The Economist, May 18th 2013
THE humble shipping container is a powerful antidote to economic pessimism and fears of slowing innovation. Although only a simple metal box, it has transformed global trade. In fact, new research suggests that the container has been more of a driver of globalisation than all trade agreements in the past 50 years taken together.
This is similar to how the myth of a very successful and essential Marshall Plan distorted perceptions towards the assumption that economies can be kickstarted with foreign aid (it wasn't that important). The belief in free trade is almost religious in some people (and especially so if their pay check depends on it).
An article about the importance of containerisation for maritime trade also reminds me of the containerisation issues of the military.
I won't write about this before I've done some more research, though. I haven't seen from the inside in a while how things are done. Most Western military forces seem to under-appreciate articulated lorry logistics and fuel tank pallets/containers, though. Civilian long-range truck logistics are being dominated by articulated lorries, but they have traditionally only niches in army logistics (mostly as tank transporters and heavy fuel trucks). I feel the armed bureaucracies are missing out on something here.
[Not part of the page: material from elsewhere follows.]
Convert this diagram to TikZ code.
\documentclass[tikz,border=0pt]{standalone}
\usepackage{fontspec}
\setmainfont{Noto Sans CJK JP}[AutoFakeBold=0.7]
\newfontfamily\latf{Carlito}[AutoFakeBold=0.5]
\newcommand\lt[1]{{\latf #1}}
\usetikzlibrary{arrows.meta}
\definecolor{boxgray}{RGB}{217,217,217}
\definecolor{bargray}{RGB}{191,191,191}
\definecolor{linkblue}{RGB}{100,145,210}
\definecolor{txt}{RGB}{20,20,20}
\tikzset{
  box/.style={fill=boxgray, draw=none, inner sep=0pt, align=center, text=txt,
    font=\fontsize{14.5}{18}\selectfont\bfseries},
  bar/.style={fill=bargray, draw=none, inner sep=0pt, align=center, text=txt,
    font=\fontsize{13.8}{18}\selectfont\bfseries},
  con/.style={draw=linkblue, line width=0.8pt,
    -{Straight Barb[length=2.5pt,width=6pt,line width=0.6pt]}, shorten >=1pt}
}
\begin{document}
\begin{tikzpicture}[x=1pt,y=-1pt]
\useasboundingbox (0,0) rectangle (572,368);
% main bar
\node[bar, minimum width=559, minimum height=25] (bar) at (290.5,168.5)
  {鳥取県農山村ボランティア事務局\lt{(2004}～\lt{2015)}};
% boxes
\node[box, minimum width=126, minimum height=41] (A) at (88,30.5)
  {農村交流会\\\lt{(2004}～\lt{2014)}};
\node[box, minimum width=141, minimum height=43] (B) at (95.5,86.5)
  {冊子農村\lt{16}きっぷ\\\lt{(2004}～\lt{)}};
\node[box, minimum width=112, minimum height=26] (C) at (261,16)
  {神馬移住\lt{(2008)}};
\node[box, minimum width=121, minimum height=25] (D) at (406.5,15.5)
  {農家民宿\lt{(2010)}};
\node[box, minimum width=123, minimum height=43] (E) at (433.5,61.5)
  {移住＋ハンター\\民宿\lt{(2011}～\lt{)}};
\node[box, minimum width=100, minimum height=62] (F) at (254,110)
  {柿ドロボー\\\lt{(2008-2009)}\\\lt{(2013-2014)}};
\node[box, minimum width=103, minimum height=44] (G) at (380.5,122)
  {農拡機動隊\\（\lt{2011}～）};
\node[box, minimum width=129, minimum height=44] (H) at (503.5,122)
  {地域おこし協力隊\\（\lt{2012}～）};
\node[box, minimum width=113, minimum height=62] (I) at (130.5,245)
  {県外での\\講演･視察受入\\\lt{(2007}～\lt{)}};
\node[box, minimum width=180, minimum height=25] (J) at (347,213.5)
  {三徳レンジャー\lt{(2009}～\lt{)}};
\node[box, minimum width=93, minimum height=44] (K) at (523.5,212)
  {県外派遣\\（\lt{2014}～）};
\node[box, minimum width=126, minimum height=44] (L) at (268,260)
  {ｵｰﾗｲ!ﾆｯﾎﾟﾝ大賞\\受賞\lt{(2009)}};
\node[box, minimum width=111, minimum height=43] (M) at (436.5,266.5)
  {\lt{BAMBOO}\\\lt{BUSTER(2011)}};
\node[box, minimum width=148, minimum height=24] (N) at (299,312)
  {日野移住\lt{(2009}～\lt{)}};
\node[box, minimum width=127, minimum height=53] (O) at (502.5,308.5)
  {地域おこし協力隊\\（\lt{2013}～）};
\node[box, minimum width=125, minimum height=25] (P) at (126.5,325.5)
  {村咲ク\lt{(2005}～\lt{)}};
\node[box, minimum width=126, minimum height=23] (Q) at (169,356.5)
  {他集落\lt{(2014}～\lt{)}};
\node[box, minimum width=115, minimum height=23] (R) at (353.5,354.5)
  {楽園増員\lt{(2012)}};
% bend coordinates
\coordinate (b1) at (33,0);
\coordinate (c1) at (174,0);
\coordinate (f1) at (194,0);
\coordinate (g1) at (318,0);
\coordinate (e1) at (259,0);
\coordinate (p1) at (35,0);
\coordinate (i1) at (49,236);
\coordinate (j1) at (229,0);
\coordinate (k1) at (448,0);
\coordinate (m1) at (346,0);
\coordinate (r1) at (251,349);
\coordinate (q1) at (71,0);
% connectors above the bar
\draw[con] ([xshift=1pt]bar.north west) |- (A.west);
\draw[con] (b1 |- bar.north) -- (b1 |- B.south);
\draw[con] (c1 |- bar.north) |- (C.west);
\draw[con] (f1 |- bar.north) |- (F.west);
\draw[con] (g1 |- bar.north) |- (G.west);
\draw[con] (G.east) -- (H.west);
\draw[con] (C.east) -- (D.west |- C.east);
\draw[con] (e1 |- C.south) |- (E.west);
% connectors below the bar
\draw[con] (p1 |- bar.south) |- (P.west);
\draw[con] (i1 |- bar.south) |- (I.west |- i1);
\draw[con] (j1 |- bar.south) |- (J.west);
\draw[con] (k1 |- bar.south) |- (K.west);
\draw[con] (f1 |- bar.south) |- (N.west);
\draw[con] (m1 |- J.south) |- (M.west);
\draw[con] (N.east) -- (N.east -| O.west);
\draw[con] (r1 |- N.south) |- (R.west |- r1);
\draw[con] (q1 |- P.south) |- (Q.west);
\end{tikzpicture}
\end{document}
It's always nice to figure out some ideal military truck logistics solution, but the bulk of the supplies would need to be hauled by civilian trucks if our alliances really need to defend themselves some day. A fleet mix between milspec and civilian trucks would be used. Compatibility (moving cargo from a civilian truck to a milspec truck for the final 200 km between corps logistics hub and consuming units) would be of major concern.